Nick Dow

Old England's Ground

Old House Music OHM 801

1. Who is That?;  2. The Shepherds Song;  3. The Blacksmith;  4. Through Bushes and Briars;  5. The Watchet Sailor;  6. The Swaggering Blade;  7. Her Jolly Roving Tar;  8. Mary on the Well Moor;  9. The Nightingale;  10. Just as the Tide was Flowing.
We almost seem to have two CDs here - by which I mean that the alternating guitar-accompanied and unaccompanied songs are different enough as to make you wonder if it's the same person singing.  Apparently, Nick hasn't been active on the folk scene for a number of years, so you may not have heard him before - I hadn't.  As a guitar-accompanied singer, he sounds startlingly like Nic Jones - but unaccompanied, he's really a rather good and interesting singer.
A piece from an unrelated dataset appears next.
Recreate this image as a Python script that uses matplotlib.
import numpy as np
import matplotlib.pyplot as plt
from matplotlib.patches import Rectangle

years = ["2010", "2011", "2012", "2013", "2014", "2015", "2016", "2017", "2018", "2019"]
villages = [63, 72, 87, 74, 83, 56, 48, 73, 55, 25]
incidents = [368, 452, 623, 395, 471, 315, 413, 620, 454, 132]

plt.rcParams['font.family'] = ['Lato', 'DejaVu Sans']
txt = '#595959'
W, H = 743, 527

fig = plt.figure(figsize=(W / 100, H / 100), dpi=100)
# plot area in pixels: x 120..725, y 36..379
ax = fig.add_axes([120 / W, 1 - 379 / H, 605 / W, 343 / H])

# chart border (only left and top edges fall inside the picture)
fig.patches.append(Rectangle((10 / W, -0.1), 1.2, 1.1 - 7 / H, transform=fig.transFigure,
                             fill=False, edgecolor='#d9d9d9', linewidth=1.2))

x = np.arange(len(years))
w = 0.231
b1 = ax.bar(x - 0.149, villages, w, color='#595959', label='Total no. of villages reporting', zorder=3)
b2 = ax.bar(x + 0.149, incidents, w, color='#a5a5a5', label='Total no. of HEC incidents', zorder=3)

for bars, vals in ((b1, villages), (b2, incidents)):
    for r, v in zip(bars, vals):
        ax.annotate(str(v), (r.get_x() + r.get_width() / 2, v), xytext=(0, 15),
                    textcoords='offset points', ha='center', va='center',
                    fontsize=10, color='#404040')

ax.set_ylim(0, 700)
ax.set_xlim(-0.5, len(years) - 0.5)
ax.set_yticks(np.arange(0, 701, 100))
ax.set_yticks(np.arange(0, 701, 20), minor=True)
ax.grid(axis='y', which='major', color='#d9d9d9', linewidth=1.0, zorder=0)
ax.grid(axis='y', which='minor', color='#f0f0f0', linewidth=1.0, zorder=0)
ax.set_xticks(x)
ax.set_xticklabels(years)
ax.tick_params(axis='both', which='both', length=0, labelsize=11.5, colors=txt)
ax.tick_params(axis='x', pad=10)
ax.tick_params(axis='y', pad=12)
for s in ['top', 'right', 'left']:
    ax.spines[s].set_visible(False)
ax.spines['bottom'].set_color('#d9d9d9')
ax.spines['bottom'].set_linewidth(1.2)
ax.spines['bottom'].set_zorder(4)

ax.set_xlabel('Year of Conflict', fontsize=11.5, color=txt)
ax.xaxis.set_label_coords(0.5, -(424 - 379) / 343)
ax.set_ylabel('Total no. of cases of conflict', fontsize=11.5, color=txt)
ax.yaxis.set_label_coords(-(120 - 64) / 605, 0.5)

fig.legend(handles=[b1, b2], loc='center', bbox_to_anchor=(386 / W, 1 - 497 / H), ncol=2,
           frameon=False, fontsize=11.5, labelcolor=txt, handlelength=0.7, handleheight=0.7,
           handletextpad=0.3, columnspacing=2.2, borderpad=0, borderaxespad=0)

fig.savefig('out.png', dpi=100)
Now, of course, there's nothing wrong with sounding like Nic Jones - one of my favourites of that genre of performers - but the problem is that you're continually thinking about how like Nic Jones he sounds, and finding it difficult to concentrate on the song, and his interpretation of it.  His guitar playing isn't up to the Jones standard, but there's certainly nothing wrong with it ... except that it distracts from the song and, I think, distracts Nick from singing as well as he clearly can, judged by his unaccompanied singing.

The CD contains ten songs, and runs for 41 minutes - or only just half full, a grouch might say.  But I think the quality of what's presented here pretty-well makes up for its brevity.  We start with Who is That?, a night visiting song Vaughan Williams got from Mr Loverage, a Gypsy, in Herefordshire.  Nick got it from the Roy Palmer Bushes and Briars book, and while it's a fairly standard text, the tune is a nice one, and he sings it well, in Nic Jones mode.  The Shepherds Song (We Shepheards are the Best of Men) comes from Bob Lewis, and appears to be the only song on the record to have actually been learned from a traditional singer - most of the others are from books.

The Blacksmith is, again, a very standard version, although Nick has added Phoebe Smith's lovely final verse.  He says he heard it from a Gypsy round a camp fire at Stow horse fair, so it's nice to know that it wasn't just Phoebe and her brother Charlie who had it.  Through Bushes and Briars comes from George Dowden, via Henry Hammond, and is sung to that lovely tune more usually found with Cupid the Pretty Ploughboy.  This is very nice indeed.

The Watchet Sailor is not a song I like very much - a thin story with not much of a point to it - but The Swaggering Blade, while similarly lacking textually, comes with a really cracking tune, and Nick does it full, rollicking justice.  Her Jolly Roving Tar was collected from Mrs Seale in Dorchester Workhouse in 1906, and had but the three verses - but somehow that doesn't matter - they may be conventional, but they work!  Indeed, the last verse is rather reminiscent of the end of John Gaye's Dark-Eyed Susan.  The tune is a good one and Nick sings it well.

Emma Overd might be thought of as a first rate source for Mary on the Well (Wild) Moor, and it's certainly well up to standard - but having heard Sarah Porter's stunning version, I'm not sure anyone else can come close ... except, maybe, the Louvin Brothers.  The Nightingale (aka The Birds in the Spring) is a Surrey version from Mr Grantham, the Holmwood carter.  This may be Nick at his best - or most to my taste.

Finally, a song which he's known for over 40 years but 'never felt I was a good enough singer to do it justice until now', Just as the Tide was Flowing is clearly a song for which Nick cares a great deal.  He writes at some length about how he feels it is 'one of the most compelling and beautiful Traditional Folk Songs (sic) ever written, sung or collected'.

That capitalisation of 'Traditional Folk Songs' says, I think, quite a lot about this CD.  It is ... very folky!  He refers to Old Mr Grantham and Old George Dowden in the song notes, and doesn't sound too different from Dear Old Sabine!  In his introductory page he says he loves singing in Traditional style; it makes him 'feel close to the old singers', and adds that 'in many cases I have lived a similar life'.  He says 'I don't think I have ever sounded better than I do on this album'.  His email address is ... I think you get my drift.  I suppose if you're trying to get gigs in folk clubs, this sort of thing may be seen as necessary - but it makes me feel extremely uncomfortable.  Nonetheless, it is a good record with fine songs and some good singing ... I wish there were more like it.